Ishmael then turns to the whale’s skull, calling the whale’s brow “false” because there really isn’t much in the skull besides the sperm—its brain is only about ten inches across and is hidden behind some twenty feet of forehead. Ishmael then says that he would rather feel a man’s spine than his skull to try to know him. If creatures were judged by their spines rather than their brains, he argues, people would discount the smallness of the whale’s brain and admire the magnitude of his spinal cord. He believes that the whale’s hump signifies its indomitable spirit.
The Jungfrau (Virgin) is out of oil, as she has had no success in catching whales. Her captain boards the Pequod to beg for some. Ahab asks about the White Whale, but the Jungfrau has no information. Almost immediately after the captain of the Jungfrau steps off the Pequod’s deck, whales are sighted, and the captain goes after them desperately. The Pequod also gives chase and succeeds in harpooning a slower whale before the Germans can catch it. The whale is old, blind, and covered with growths, and in its flesh the crew finds an ancient-looking stone harpoon point. After bringing the carcass alongside the ship, the crew discovers that the whale is sinking and dragging the ship down with it. Ishmael then notes that it is impossible to predict which whales will sink. The inexperienced crew of the Jungfrau then starts chasing a finback, a whale that to the unskilled observer resembles a sperm whale but is too fast a swimmer to be caught.
Though he attempts simply to describe the whale heads accurately, Ishmael is soon tempted into making imaginative comparisons between the heads and schools of classical philosophy (Stoic and “Platonian.”) Additionally, phrenology and physiognomy, popular in the nineteenth century, are only pseudoscientific. Physiognomy was widely used in the study of criminal behavior and as a justification of discrimination against the poor and against certain racial groups. Likewise, phrenology was also used to justify racial inequality, and gave rise to the judgmental terms “highbrow” and “lowbrow.” As such, these disciplines, which developed out of subjective and therefore biased principles, hardly constitute rational inquiry.

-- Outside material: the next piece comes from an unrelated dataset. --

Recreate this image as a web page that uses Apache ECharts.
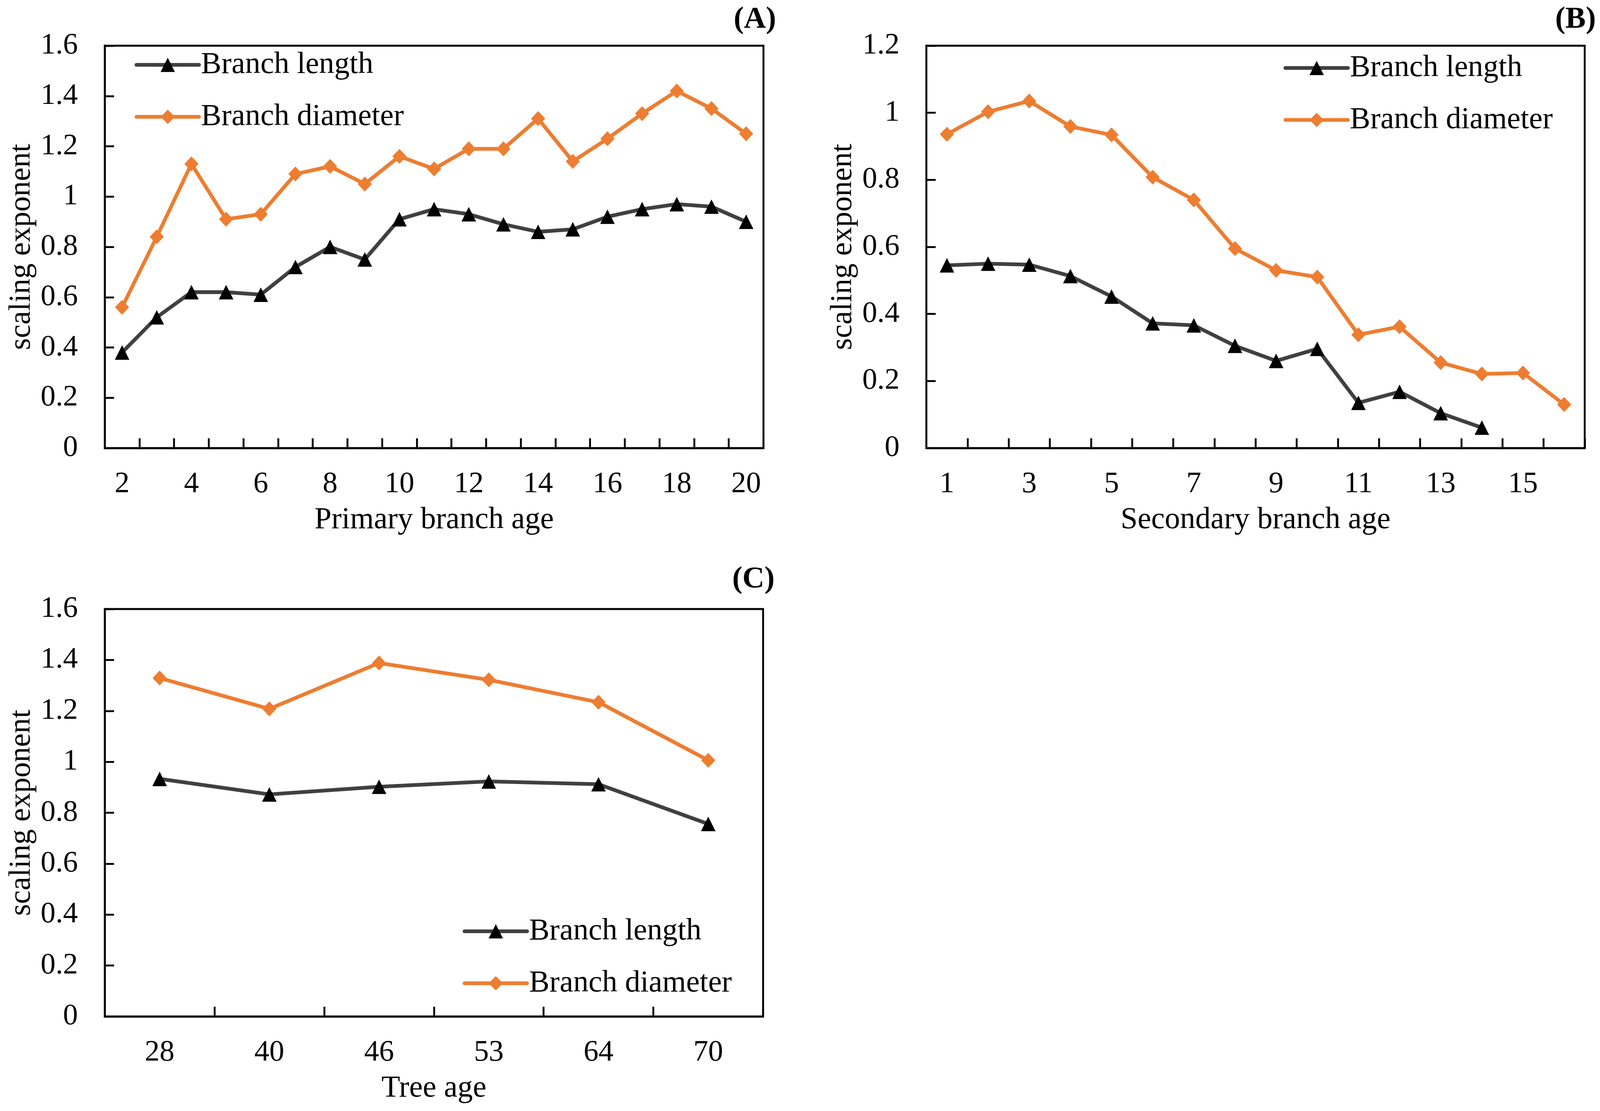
<!DOCTYPE html>
<html>
<head>
<meta charset="utf-8">
<script src="https://cdn.jsdelivr.net/npm/echarts@6/dist/echarts.min.js"></script>
<style>
html,body{margin:0;padding:0;background:#fff;overflow:hidden;}
#chart{width:100vw;height:100vh;}
</style>
</head>
<body>
<div id="chart"></div>
<script>
// ---- Data ----
const primaryAges = ['2','3','4','5','6','7','8','9','10','11','12','13','14','15','16','17','18','19','20'];
const primaryLength = [0.38,0.52,0.62,0.62,0.61,0.72,0.80,0.75,0.91,0.95,0.93,0.89,0.86,0.87,0.92,0.95,0.97,0.96,0.90];
const primaryDiameter = [0.56,0.84,1.13,0.91,0.93,1.09,1.12,1.05,1.16,1.11,1.19,1.19,1.31,1.14,1.23,1.33,1.42,1.35,1.25];

const secondaryAges = ['1','2','3','4','5','6','7','8','9','10','11','12','13','14','15','16'];
const secondaryLength = [0.545,0.55,0.547,0.513,0.452,0.372,0.366,0.305,0.26,0.296,0.135,0.168,0.104,0.061,null,null];
const secondaryDiameter = [0.936,1.003,1.035,0.959,0.934,0.808,0.74,0.595,0.53,0.51,0.338,0.362,0.255,0.221,0.224,0.13];

const treeAges = ['28','40','46','53','64','70'];
const treeLength = [0.933,0.872,0.902,0.923,0.912,0.756];
const treeDiameter = [1.329,1.208,1.388,1.322,1.234,1.006];

const seriesNames = ['Branch length','Branch diameter'];
const panelTitles = ['(A)','(B)','(C)'];
const xNames = ['Primary branch age','Secondary branch age','Tree age'];
const yName = 'scaling exponent';

// ---- Layout scaling (design size 4292 x 2844) ----
const W = window.innerWidth || 4292;
const H = window.innerHeight || 2844;
const sx = W / 4292, sy = H / 2844, sf = Math.min(sx, sy);
const X = v => v * sx, Y = v => v * sy, F = v => v * sf;

// ---- Styles ----
const FONT = 'Liberation Serif';
const GRAY = '#404040';
const ORANGE = '#ED7D31';
const grids = [
  {left: X(281), top: Y(117), width: X(1767), height: Y(1030)},
  {left: X(2485), top: Y(117), width: X(1766), height: Y(1030)},
  {left: X(281), top: Y(1559), width: X(1766), height: Y(1043)}
];

function xAxis(idx, data, labelInterval, name) {
  return {
    type: 'category', gridIndex: idx, data: data, boundaryGap: true,
    name: name, nameLocation: 'middle', nameGap: Y(145),
    nameTextStyle: {fontFamily: FONT, fontSize: F(82), color: '#000'},
    axisLine: {show: true, lineStyle: {color: '#000', width: F(5)}},
    axisTick: {show: true, inside: true, length: Y(25), interval: 0, alignWithLabel: false, lineStyle: {color: '#000', width: F(5)}},
    axisLabel: {interval: labelInterval, margin: Y(55), fontFamily: FONT, fontSize: F(80), color: '#000'},
    splitLine: {show: false}
  };
}
function yAxis(idx, max) {
  return {
    type: 'value', gridIndex: idx, min: 0, max: max, interval: 0.2,
    name: yName, nameLocation: 'middle', nameGap: X(182), nameRotate: 90,
    nameTextStyle: {fontFamily: FONT, fontSize: F(82), color: '#000'},
    axisLine: {show: true, lineStyle: {color: '#000', width: F(5)}},
    axisTick: {show: true, inside: true, length: X(25), lineStyle: {color: '#000', width: F(5)}},
    axisLabel: {margin: X(72), fontFamily: FONT, fontSize: F(80), color: '#000'},
    splitLine: {show: false}
  };
}
function lenSeries(idx, data) {
  return {
    name: seriesNames[0], type: 'line', xAxisIndex: idx, yAxisIndex: idx, data: data,
    symbol: 'triangle', symbolSize: F(39), showAllSymbol: true, connectNulls: false,
    lineStyle: {color: GRAY, width: F(10)}, itemStyle: {color: '#000'}, z: 3
  };
}
function diaSeries(idx, data) {
  return {
    name: seriesNames[1], type: 'line', xAxisIndex: idx, yAxisIndex: idx, data: data,
    symbol: 'diamond', symbolSize: [F(38), F(40)], showAllSymbol: true,
    lineStyle: {color: ORANGE, width: F(10)}, itemStyle: {color: ORANGE}, z: 2
  };
}
function legend(left, top) {
  return {
    data: seriesNames, orient: 'vertical', left: X(left), top: Y(top),
    itemWidth: X(168), itemHeight: F(48), itemGap: Y(43), padding: 0, selectedMode: false,
    lineStyle: {width: F(10), cap: 'round'},
    textStyle: {fontFamily: FONT, fontSize: F(82), color: '#000', lineHeight: Y(90)}
  };
}
function title(text, right, top) {
  return {text: text, right: X(right), top: Y(top), padding: 0,
    textStyle: {fontFamily: FONT, fontSize: F(82), fontWeight: 'bold', color: '#000'}};
}

const option = {
  backgroundColor: '#fff',
  animation: false,
  title: [
    title(panelTitles[0], 4292 - 2082, 12),
    title(panelTitles[1], 11, 12),
    title(panelTitles[2], 4292 - 2078, 1445)
  ],
  legend: [legend(361, 121), legend(3443, 129), legend(1241, 2339)],
  grid: grids.map(g => Object.assign({show: true, borderColor: '#000', borderWidth: F(5), backgroundColor: 'transparent'}, g)),
  xAxis: [
    xAxis(0, primaryAges, 1, xNames[0]),
    xAxis(1, secondaryAges, 1, xNames[1]),
    xAxis(2, treeAges, 0, xNames[2])
  ],
  yAxis: [yAxis(0, 1.6), yAxis(1, 1.2), yAxis(2, 1.6)],
  series: [
    diaSeries(0, primaryDiameter), lenSeries(0, primaryLength),
    diaSeries(1, secondaryDiameter), lenSeries(1, secondaryLength),
    diaSeries(2, treeDiameter), lenSeries(2, treeLength)
  ]
};
const chart = echarts.init(document.getElementById('chart'), null, {renderer: 'canvas'});
chart.setOption(option);
</script>
</body>
</html>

As he considers the whale, Ishmael continuously probes deeper. From the outer surface of the skin, he moves in to the blubber; from the outer skull, he moves in to the “nut” or brain. This inward progression suggests an attempt to get at the heart, or inner meaning, of things and recalls Ahab’s statement that he must “strike through the mask,” or outward appearance. Ishmael explicitly connects this mode of investigation to reading. Phrenology and physiognomy, he says, are simply alternate forms of reading; instead of reading books, one reads skulls and faces. In saying “I but put that brow before you. Read it if you can,” Ishmael offers a challenge to his reader to make sense of the bumps and curves of Moby-Dick. The connection between reading and these pseudosciences is a warning, though, that reading is subject to the reader’s own biases. The multiplicity of readings of the whale’s head, each based on a different discipline or a different set of principles, is a reminder that any single approach is insufficient and that an interdisciplinary approach may yield the most fruitful interpretations.

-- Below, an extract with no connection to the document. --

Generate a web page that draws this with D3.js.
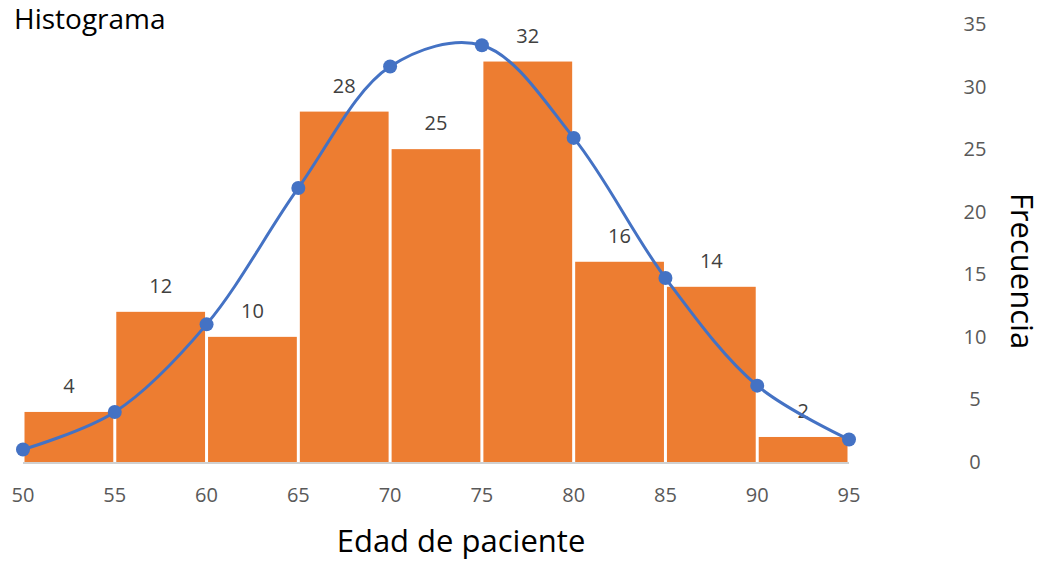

The rescue of Tashtego from the sinking whale’s head is one of the most unusual moments of the novel, both in terms of the action itself and the language used to describe it. Ishmael describes the process as a rebirth, an exercise in “obstetrics.” This depiction recalls Ishmael’s earlier notion that whalers are men already dead. Tashtego, like the biblical Lazarus, has died and been reborn, and any extra days of his life are a gift. His rebirth also parodies religious images of resurrection. Tashtego is “delivered” from death not by Christ but by a fellow man—a non-Christian at that. Finally, Ishmael’s obstetrics comparison points to a heightened level of linguistic play that characterizes much of the rest of the novel. As the men of the Pequod work together, their experience comes to encompass metaphorically all aspects of life, from birth to sexual maturation to death. Ishmael’s language reflects this broad experience and mediates between the crude speech of real sailors, the aesthetic demands of the novel, and the genteel sensibilities of Melville’s nineteenth-century reader.
Juxtaposed as it is with Tashtego’s rescue, the encounter with the Jungfrau is subtly humorous, as the “virgin” ship would have no need for an obstetrician. The Jungfrau and the Pequod can be read, respectively, as innocence and experience. The naive Jungfrau chases illusions and engages in frivolous activities, while the more worldly Pequod austerely chases death. The whale for which the Pequod competes against the Jungfrau provides one of the most dramatic incidents of foreshadowing in the narrative so far. As if out of vengeance for its death, the whale seems to intentionally sink the Pequod. Given the description of the dying whale that Ishmael has just offered, in which he details the creature’s humanlike suffering, this seeming vengeance is not at all surprising—the natural world is as vengeful as Ahab.